Knesset votes to adopt IHRA definition of anti-Semitism


Jun 23, 2022 | News | Anti-Semitism | National
Knesset votes to adopt IHRA definition of anti-Semitism


“It’s time that expressions of anti-Semitism, under the guise of criticism of the State Israel, be defined as such,” says Knesset speaker.

Israel’s Knesset on Wednesday approved a proposal to adopt the International Holocaust Remembrance Alliance’s working definition of anti-Semitism. The vote passed by 33 to 5, according to the Knesset website.

The motion was submitted by Knesset member Zvi Hauser (New Hope).

The IHRA definition defines a variety of anti-Semitic rhetoric and actions, including Holocaust denial, denying the Jewish people the right to self-determination, and drawing comparisons between contemporary Israeli policies to those of Nazi Germany during the Second World War.

The IHRA definition states that manifestations of anti-Jewish prejudice “might include the targeting of the State of Israel, conceived as a Jewish collectivity. However, criticism of Israel similar to that leveled against any other country cannot be regarded as antisemitic. Antisemitism frequently charges Jews with conspiring to harm humanity, and it is often used to blame Jews for ‘why things go wrong.’ It is expressed in speech, writing, visual forms and action, and employs sinister stereotypes and negative character traits.”

“The Knesset made history today, and is joining more than 1,000 parliaments, governments, local councils and organizations around the world that have adopted the IHRA’s definition of anti-Semitism,” said Knesset speaker Mickey Levy (Yesh Atid) following the vote.

“This is another step in the Knesset’s fight, as the legislature of the Jewish state, against anti-Semitism in all its ugly forms,” he added.

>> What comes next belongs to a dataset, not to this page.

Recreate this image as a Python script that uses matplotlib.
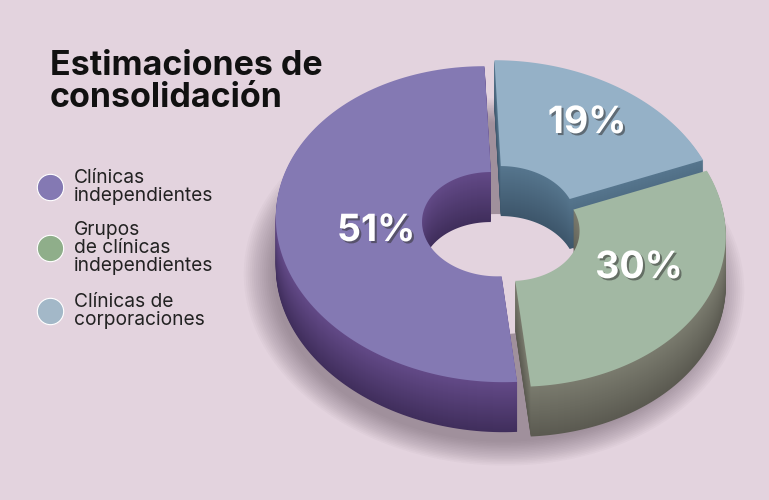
import matplotlib
matplotlib.use("Agg")
import matplotlib.pyplot as plt
import matplotlib.patheffects as pe
import numpy as np

labels = ["Clínicas\nindependientes", "Grupos\nde clínicas\nindependientes", "Clínicas de\ncorporaciones"]
values = [51, 30, 19]
top_colors = ["#8479b3", "#a2b8a3", "#95b1c7"]
side_top = ["#634a88", "#7a7b6e", "#56768e"]
side_bottom = ["#402e5c", "#5b5a51", "#3d566b"]
legend_colors = ["#8479b3", "#8fae8a", "#a3b8c8"]

BG = "#e3d3de"
W, H = 769, 500

# donut geometry, pixel space
cx, cy = 500, 224
a, b = 218, 158
inner = 0.33
depth = 50
shear = 0.06
explode = [6, 9, 7]
start = 90.0


def to_screen(u, v, dx, dy):
    # u, v relative to centre with v pointing up; slight shear for perspective
    y = -v
    return cx + dx + u + shear * y, cy + dy + y


def ring_poly(t0, t1, dx, dy, n=120):
    t = np.radians(np.linspace(t0, t1, n))
    xo, yo = to_screen(a * np.cos(t), b * np.sin(t), dx, dy)
    tr = t[::-1]
    xi, yi = to_screen(a * inner * np.cos(tr), b * inner * np.sin(tr), dx, dy)
    return np.concatenate([xo, xi]), np.concatenate([yo, yi])


def mix(c1, c2, f):
    c1 = np.array(matplotlib.colors.to_rgb(c1))
    c2 = np.array(matplotlib.colors.to_rgb(c2))
    return tuple(c1 + (c2 - c1) * f)


fig = plt.figure(figsize=(W / 100, H / 100), dpi=100)
fig.patch.set_facecolor(BG)
ax = fig.add_axes([0, 0, 1, 1])
ax.set_xlim(0, W)
ax.set_ylim(H, 0)
ax.axis("off")

# slice angles: purple counterclockwise from top, then green, then blue
total = sum(values)
spans = []
t = start
for v in values:
    spans.append((t, t + v / total * 360))
    t += v / total * 360

offsets = []
for (t0, t1), e in zip(spans, explode):
    mid = np.radians((t0 + t1) / 2)
    offsets.append((e * np.cos(mid), -e * np.sin(mid)))

# soft shadow, mostly below and to the left
tt = np.radians(np.linspace(0, 360, 200))
for k in range(16, 0, -1):
    xs, ys = to_screen((a + k * 2.0) * np.cos(tt), (b + k * 1.6) * np.sin(tt), -6, depth + 8)
    ax.fill(xs, ys, color="#4a3a48", alpha=0.03, lw=0, zorder=1)
# hole floor shows the background
xs, ys = to_screen(a * inner * 1.15 * np.cos(tt), b * inner * 1.15 * np.sin(tt), 0, depth)
ax.fill(xs, ys, color=BG, lw=0, zorder=1.5)

order = [2, 0, 1]
# extruded sides: stack of layers from bottom up
for k in range(depth, 0, -1):
    f = k / depth
    for i in order:
        t0, t1 = spans[i]
        dx, dy = offsets[i]
        xs, ys = ring_poly(t0, t1, dx, dy + k)
        ax.fill(xs, ys, color=mix(side_top[i], side_bottom[i], f), lw=0, zorder=2)

# top faces
for i in order:
    t0, t1 = spans[i]
    dx, dy = offsets[i]
    xs, ys = ring_poly(t0, t1, dx, dy)
    ax.fill(xs, ys, color=top_colors[i], lw=0, zorder=3)

# percentage labels
label_pos = [(376, 231), (639, 268), (587, 123)]
for i, v in enumerate(values):
    x, y = label_pos[i]
    ax.text(x, y, f"{v}%", color="white", fontsize=27, fontweight="bold",
            family=["Inter", "DejaVu Sans"], ha="center", va="center", zorder=5,
            path_effects=[pe.withSimplePatchShadow(offset=(1.5, -1.5), shadow_rgbFace="#333333", alpha=0.55)])

# title
ax.text(50, 50, "Estimaciones de\nconsolidación", color="#111111", fontsize=24.5,
        fontweight="bold", family=["Inter", "DejaVu Sans"], ha="left", va="top",
        linespacing=1.0, zorder=5)

# legend
leg_y = [187, 248, 311]
for i, lab in enumerate(labels):
    ax.scatter([50], [leg_y[i]], s=360, color=legend_colors[i], edgecolors="white",
               linewidths=0.8, zorder=5)
    ax.text(74, leg_y[i], lab, color="#222222", fontsize=13.8, family=["Inter", "DejaVu Sans"],
            ha="left", va="center", linespacing=1.0, zorder=5)

fig.savefig("out.png", dpi=100, facecolor=BG)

“It’s time that expressions of anti-Semitism, in the guise of criticism of the State of Israel, be defined as such. It cannot be that a position expressing double standards against the State of Israel, or a position that revokes the Jewish people’s right to self-determination, will be legitimate positions in the international discourse,” he concluded.

Caption: A plenum session at the Knesset in Jerusalem on Feb. 28, 2022.